The Insolvency and Bankruptcy Board of India and Ministry of Corporate Affairs had not responded to emails asking for the reasons for the delays or the haircuts taken by lenders by press time.
The lag between the firm’s first default and lenders referring it to NCLT under IBC is another reason for the low recoveries, experts said.
“If CIRP process can be completed within prescribed timelines, it will build confidence in bidders on the certainty of the process, and will lead to overall maximisation of value for all stakeholders,” Rajiv Chandak, partner at Deloitte India, said.
Delays in completion of CIRP has hit operational creditors more than financial creditors. Over the last five years, OCs have managed to recoup only 13.9 per cent of their total admitted claims, having lost more than Rs 5.17 lakh crore in all, the data show.
For example, in cases where the admitted claims were over Rs 5,000 crore, OCs recovered only 12.5 per cent of their total admitted claims. In at least 58 of the 348 cases where a resolution plan had been approved until March 31, 2021, operational creditors recovered nothing, even as financial creditors managed to recover a substantial portion of the dues owed to them.
IBC prioritises recoveries for both public and private sector banks, NBFCs, and other financial creditors over operational creditors. Only financial creditors have representations on most Committee of Creditors (CoC) formed for selecting and approving the bids of the companies, and have priority over operational creditors in distributions of assets if the company is sent to liquidation.
An expert who did not wish to be quoted said that the IBC gives operational creditors lower priority than insolvency laws in other jurisdictions.

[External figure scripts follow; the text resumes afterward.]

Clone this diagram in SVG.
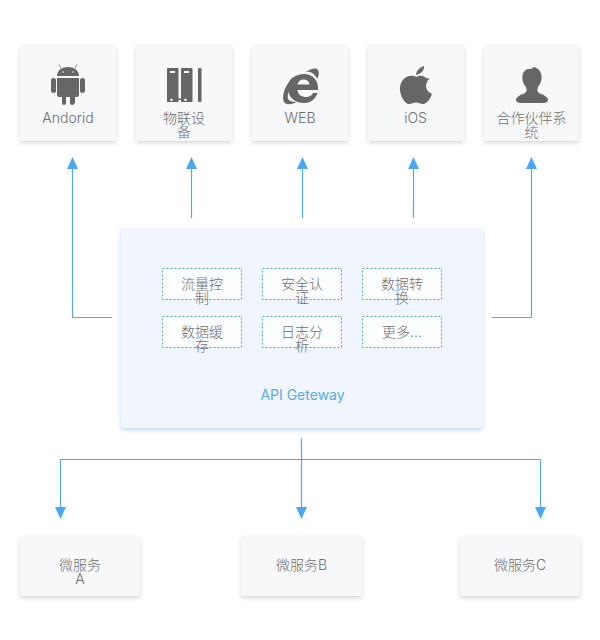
<svg xmlns="http://www.w3.org/2000/svg" width="600" height="640" viewBox="0 0 600 640">
<style>
text{font-family:"Inter","Noto Sans CJK SC",sans-serif;font-size:14px;font-weight:300;fill:#6f6f6f;text-anchor:middle}
.box{fill:#f7f8fa;filter:url(#sh)}
.gw{fill:#f1f6fe;filter:url(#shb)}
.in{fill:#fcfdff;stroke:#4fa8a4;stroke-width:1;stroke-dasharray:2 2}
.ic{fill:#666}
.ln{fill:none;stroke:#56aadd;stroke-width:1.2}
.ar{fill:#4aa8f2}
text.blue{fill:#5aaae8;font-weight:400}
</style>
<defs>
<filter id="sh" x="-10%" y="-10%" width="120%" height="125%"><feDropShadow dx="0" dy="2" stdDeviation="2" flood-color="#000" flood-opacity=".16"/></filter>
<filter id="shb" x="-5%" y="-5%" width="110%" height="112%"><feDropShadow dx="0" dy="2" stdDeviation="2" flood-color="#7fb0ee" flood-opacity=".5"/></filter>
</defs>
<rect width="600" height="640" fill="#fff"/>
<g id="connectors">
<path class="ln" d="M112 317.500H72.500V168"/><path class="ar" d="M72.500 157l5.500 12H67z"/>
<path class="ln" d="M191.500 218V168"/><path class="ar" d="M191.500 157l5.500 12h-11z"/>
<path class="ln" d="M302.500 218V168"/><path class="ar" d="M302.500 157l5.500 12h-11z"/>
<path class="ln" d="M413.500 218V168"/><path class="ar" d="M413.500 157l5.500 12h-11z"/>
<path class="ln" d="M492 317.500H531.500V168"/><path class="ar" d="M531.500 157l5.500 12h-11z"/>
<path class="ln" d="M301.500 438V508M60.500 508V459.500H540.500V508"/>
<path class="ar" d="M60.500 519l-5.500-12h11z"/><path class="ar" d="M301.500 519l-5.500-12h11z"/><path class="ar" d="M540.500 519l-5.500-12h11z"/>
</g>
<g id="android"><rect class="box" x="20" y="45" width="96" height="96" rx="2"/>
<path class="ic" d="M57 76C57 71 61 67 68 67C75 67 79 71 79 76ZM57 78H79V95Q79 97 77 97H75V103Q74 105 72 105Q70 105 70 103V97H66V103Q66 105 64 105Q62 105 62 103V97H59Q57 97 57 95Z"/>
<path d="M61 68L59 64.500M75 68L77 64.500" stroke="#666" stroke-width=".7" fill="none"/>
<rect class="ic" x="51" y="78" width="5" height="15" rx="2.500"/><rect class="ic" x="80" y="78" width="5" height="15" rx="2.500"/>
<circle cx="63" cy="72" r=".8" fill="#eee"/><circle cx="73" cy="72" r=".8" fill="#eee"/>
<text x="68" y="123">Andorid</text></g>
<g id="iot"><rect class="box" x="136" y="45" width="96" height="96" rx="2"/>
<path class="ic" fill-rule="evenodd" d="M168 68H177.500Q178.500 68 178.500 69V102H167V69Q167 68 168 68ZM170 71V73H175V71ZM171.500 98.500a1.300 1.300 0 1 0 .01 0ZM182 68H191.500Q192.500 68 192.500 69V102H181V69Q181 68 182 68ZM184 71V73H189V71ZM185.500 98.500a1.300 1.300 0 1 0 .01 0Z"/>
<rect class="ic" x="198" y="68" width="3.500" height="34" rx="1"/>
<rect class="ic" x="177" y="98.500" width="5" height="1.500"/>
<text x="184" y="123">物联设</text><text x="184" y="137">备</text></g>
<g id="web"><rect class="box" x="252" y="45" width="96" height="96" rx="2"/>
<path class="ic" fill-rule="evenodd" d="M318 90H297.500C298 95 302 97 306 97C309 97 312 95.500 313 93H317.500C315 100 310 103 304 103C295 103 288 97 288 89C288 79 296 74 304 74C313 74 319 81 318 90ZM297.500 84.500H309.500C309 81 307 79.500 303.500 79.500C300 79.500 298 81.500 297.500 84.500Z"/>
<path class="ic" d="M293 77C286 84 281 95 284 102C287 106 293 104 297 102C292 102 289 101 288 99C287 95 289 88 293 83Z"/>
<path class="ic" d="M304 73C310 69 316 67 318 70C319.500 72 319 76 317 79C315.500 75 313 73 310 72C308 71.500 306 72 304 73Z"/>
<text x="300" y="123">WEB</text></g>
<g id="ios"><rect class="box" x="368" y="45" width="96" height="96" rx="2"/>
<path class="ic" d="M426 78C423 75 419 75.500 416.500 77C414 75.500 410 75 406.500 77C401 80 399.500 86 400 91C401 97 405 104 409 104C412 104 413 102.500 416 102.500C419 102.500 420 104 423 104C427 104 430.500 98 432 94C427 92 425 87 426.500 83.500C427 81 428 80 429.500 79C428 78 427 78 426 78Z"/>
<path class="ic" d="M416 75C416 71 420 67 424 66C424.500 70 421 74 416 75Z"/>
<text x="415.500" y="123">iOS</text></g>
<g id="partner"><rect class="box" x="484" y="45" width="95" height="96" rx="2"/>
<path class="ic" d="M534 67C538 68 541 71 541.500 76C542 81 540 84 538 87C537 90 537 92 540 93.500C545 95 548 98 548 100C548 102 546 103 543 103H521C518 103 516 102 516 100C516 98 519 95 524 93.500C527 92 527 90 526 87C523 84 522 80 522.500 76C523 71 527 68 531 69Z"/>
<text x="531.500" y="123">合作伙伴系</text><text x="531.500" y="137">统</text></g>
<g id="gateway"><rect class="gw" x="121" y="228" width="362" height="200" rx="3"/>
<text class="blue" x="302.500" y="400">API Geteway</text></g>
<g id="f1"><rect class="in" x="162.500" y="268.500" width="79" height="31"/><text x="202" y="289">流量控</text><text x="202" y="303">制</text></g>
<g id="f2"><rect class="in" x="262.500" y="268.500" width="79" height="31"/><text x="302" y="289">安全认</text><text x="302" y="303">证</text></g>
<g id="f3"><rect class="in" x="362.500" y="268.500" width="79" height="31"/><text x="402" y="289">数据转</text><text x="402" y="303">换</text></g>
<g id="f4"><rect class="in" x="162.500" y="316.500" width="79" height="31"/><text x="202" y="337">数据缓</text><text x="202" y="351">存</text></g>
<g id="f5"><rect class="in" x="262.500" y="316.500" width="79" height="31"/><text x="302" y="337">日志分</text><text x="302" y="351">析</text></g>
<g id="f6"><rect class="in" x="362.500" y="316.500" width="79" height="31"/><text x="402" y="337">更多...</text></g>
<g id="svcA"><rect class="box" x="20" y="536" width="120" height="60" rx="2"/><text x="80" y="570">微服务</text><text x="80" y="584">A</text></g>
<g id="svcB"><rect class="box" x="241" y="536" width="121" height="60" rx="2"/><text x="301.500" y="570">微服务B</text></g>
<g id="svcC"><rect class="box" x="460" y="536" width="120" height="60" rx="2"/><text x="520" y="570">微服务C</text></g>
</svg>
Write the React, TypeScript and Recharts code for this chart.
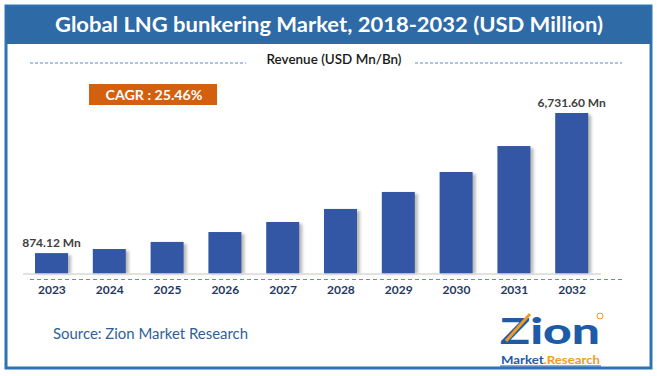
import { BarChart, Bar, XAxis, YAxis, LabelList } from 'recharts';

// values (USD Million)
const years = ['2023', '2024', '2025', '2026', '2027', '2028', '2029', '2030', '2031', '2032'];
const revenue = [874.12, 1045, 1340, 1755, 2175, 2720, 3430, 4265, 5350, 6731.6];
const valueLabels = ['874.12 Mn', '', '', '', '', '', '', '', '', '6,731.60 Mn'];

const data = years.map((year, i) => ({ year, revenue: revenue[i], label: valueLabels[i] }));

const FONT = 'Lato, "Open Sans", sans-serif';
const BAR = '#3457A5';
const FRAME = '#2E74B5';

function ShadowBar(props: any) {
  const { x, y, width, height } = props;
  if (!height || height <= 0) return null;
  return (
    <g>
      <rect x={x + 3} y={y + 2} width={width} height={height - 2} fill="#7f7f7f" opacity={0.55} filter="url(#barBlur)" />
      <rect x={x} y={y} width={width} height={height} fill={BAR} />
    </g>
  );
}

function YearTick(props: any) {
  const { x, y, payload } = props;
  return (
    <text x={x} y={y + 20} textAnchor="middle" fill="#1F3864" fontFamily={FONT} fontWeight={700} fontSize={12}>
      {payload.value}
    </text>
  );
}

// no wrapping, only the first and last bar carry a label
function ValueLabel(props: any) {
  const { x, y, width, value } = props;
  if (!value) return null;
  return (
    <text x={x + width / 2} y={y - 6} textAnchor="middle" fill="#404040" fontFamily={FONT} fontWeight={700} fontSize={12}>
      {value}
    </text>
  );
}

export default function App() {
  return (
    <div style={{ position: 'absolute', left: 0, top: 0, width: 657, height: 376, background: '#fff', overflow: 'hidden' }}>
      <svg width={657} height={376} style={{ position: 'absolute', left: 0, top: 0 }}>
        <defs>
          <filter id="barBlur" x="-50%" y="-10%" width="200%" height="120%">
            <feGaussianBlur stdDeviation="1.6" />
          </filter>
        </defs>
        <rect x={6} y={6} width={645} height={362} fill="#fff" stroke={FRAME} strokeWidth={3} />
        <rect x={6} y={6} width={645} height={38} fill="#2E6AA6" />
        <text x={329} y={32} textAnchor="middle" fill="#fff" fontFamily={FONT} fontWeight={700} fontSize={20}
          textLength={548} lengthAdjust="spacingAndGlyphs">
          Global LNG bunkering Market, 2018-2032 (USD Million)
        </text>
        <line x1={30} y1={63} x2={246} y2={63} stroke="#5B8BD0" strokeDasharray="3 2" strokeWidth={1} />
        <line x1={415} y1={63} x2={622} y2={63} stroke="#5B8BD0" strokeDasharray="3 2" strokeWidth={1} />
        <text x={334} y={64} textAnchor="middle" fill="#1a1a1a" fontFamily={FONT} fontWeight={600} fontSize={12.5}
          textLength={135} lengthAdjust="spacingAndGlyphs">
          Revenue (USD Mn/Bn)
        </text>
        <rect x={89} y={84} width={128} height={21} fill="#D2600F" />
        <text x={154} y={99.5} textAnchor="middle" fill="#fff" fontFamily={FONT} fontWeight={700} fontSize={14}
          textLength={97} lengthAdjust="spacingAndGlyphs">
          CAGR : 25.46%
        </text>
        <line x1={30} y1={279.5} x2={622} y2={279.5} stroke="#5B8BD0" strokeDasharray="4 3" strokeWidth={1} />
        <text x={53} y={339} fill="#2F5F98" fontFamily={FONT} fontSize={15.5}
          textLength={195} lengthAdjust="spacingAndGlyphs">
          Source: Zion Market Research
        </text>
        {/* logo */}
        <text x={500} y={344} fill="#1D5BA8" fontFamily={FONT} fontWeight={900} fontSize={36}
          textLength={100} lengthAdjust="spacingAndGlyphs">
          Zion
        </text>
        <line x1={506} y1={341} x2={530} y2={314} stroke="#F29A1F" strokeWidth={3} />
        <circle cx={600} cy={316} r={3} fill="none" stroke="#F29A1F" strokeWidth={1} />
        <text x={501} y={364} fill="#1D5BA8" fontFamily={FONT} fontWeight={700} fontSize={10.5}
          textLength={99} lengthAdjust="spacingAndGlyphs">
          Market<tspan fill="#F29A1F">.Research</tspan>
        </text>
        <line x1={500} y1={366} x2={601} y2={366} stroke="#1D5BA8" strokeWidth={1} />
      </svg>
      <div style={{ position: 'absolute', left: 0, top: 0 }}>
        <BarChart width={657} height={376} data={data} margin={{ top: 113, right: 56, bottom: 72, left: 23 }}>
          <XAxis dataKey="year" height={30} tickLine={false} tickSize={0} tickMargin={0}
            axisLine={{ stroke: '#D9D9D9', strokeWidth: 1.5 }} tick={<YearTick />} interval={0} />
          <YAxis hide domain={[0, 'dataMax']} />
          <Bar dataKey="revenue" barSize={33} shape={<ShadowBar />} isAnimationActive={false}>
            <LabelList dataKey="label" content={<ValueLabel />} />
          </Bar>
        </BarChart>
      </div>
    </div>
  );
}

“Developed jurisdictions put operational creditors on par with unsecured financial creditors. Ideally, payments to unsecured financial creditors and operational creditors should be on a pro-rata basis,” the expert said.
The issue of massive haircuts taken by lenders of companies under CIRP has also been raised by adjudicating authorities such as the NCLT. Last month, the Mumbai bench of NCLT, while approving the plan submitted by Twin Star Technologies, raised questions over the Vedanta Group’s Rs 2,962 crore bid for 13 Videocon Group companies, noting that the applicant was paying “almost nothing”.
Creditors of companies that went into liquidation fared worse, having received only 3.4 per cent, or Rs 601.7 crore, against claims of Rs 17,514.3 crore in 138 cases of liquidation that were completed at the end of FY21. Another 1,037 firms are currently undergoing liquidation proceedings under the IBC.
The recovery rate is likely to slip further as the IBC regime reopens after a one-year pause, according to experts. “The general economic downturn will make bidders more skeptical about the RoI (return on investment) that they will get even if the corporate debtor is available for very little,” one of the experts quoted above said.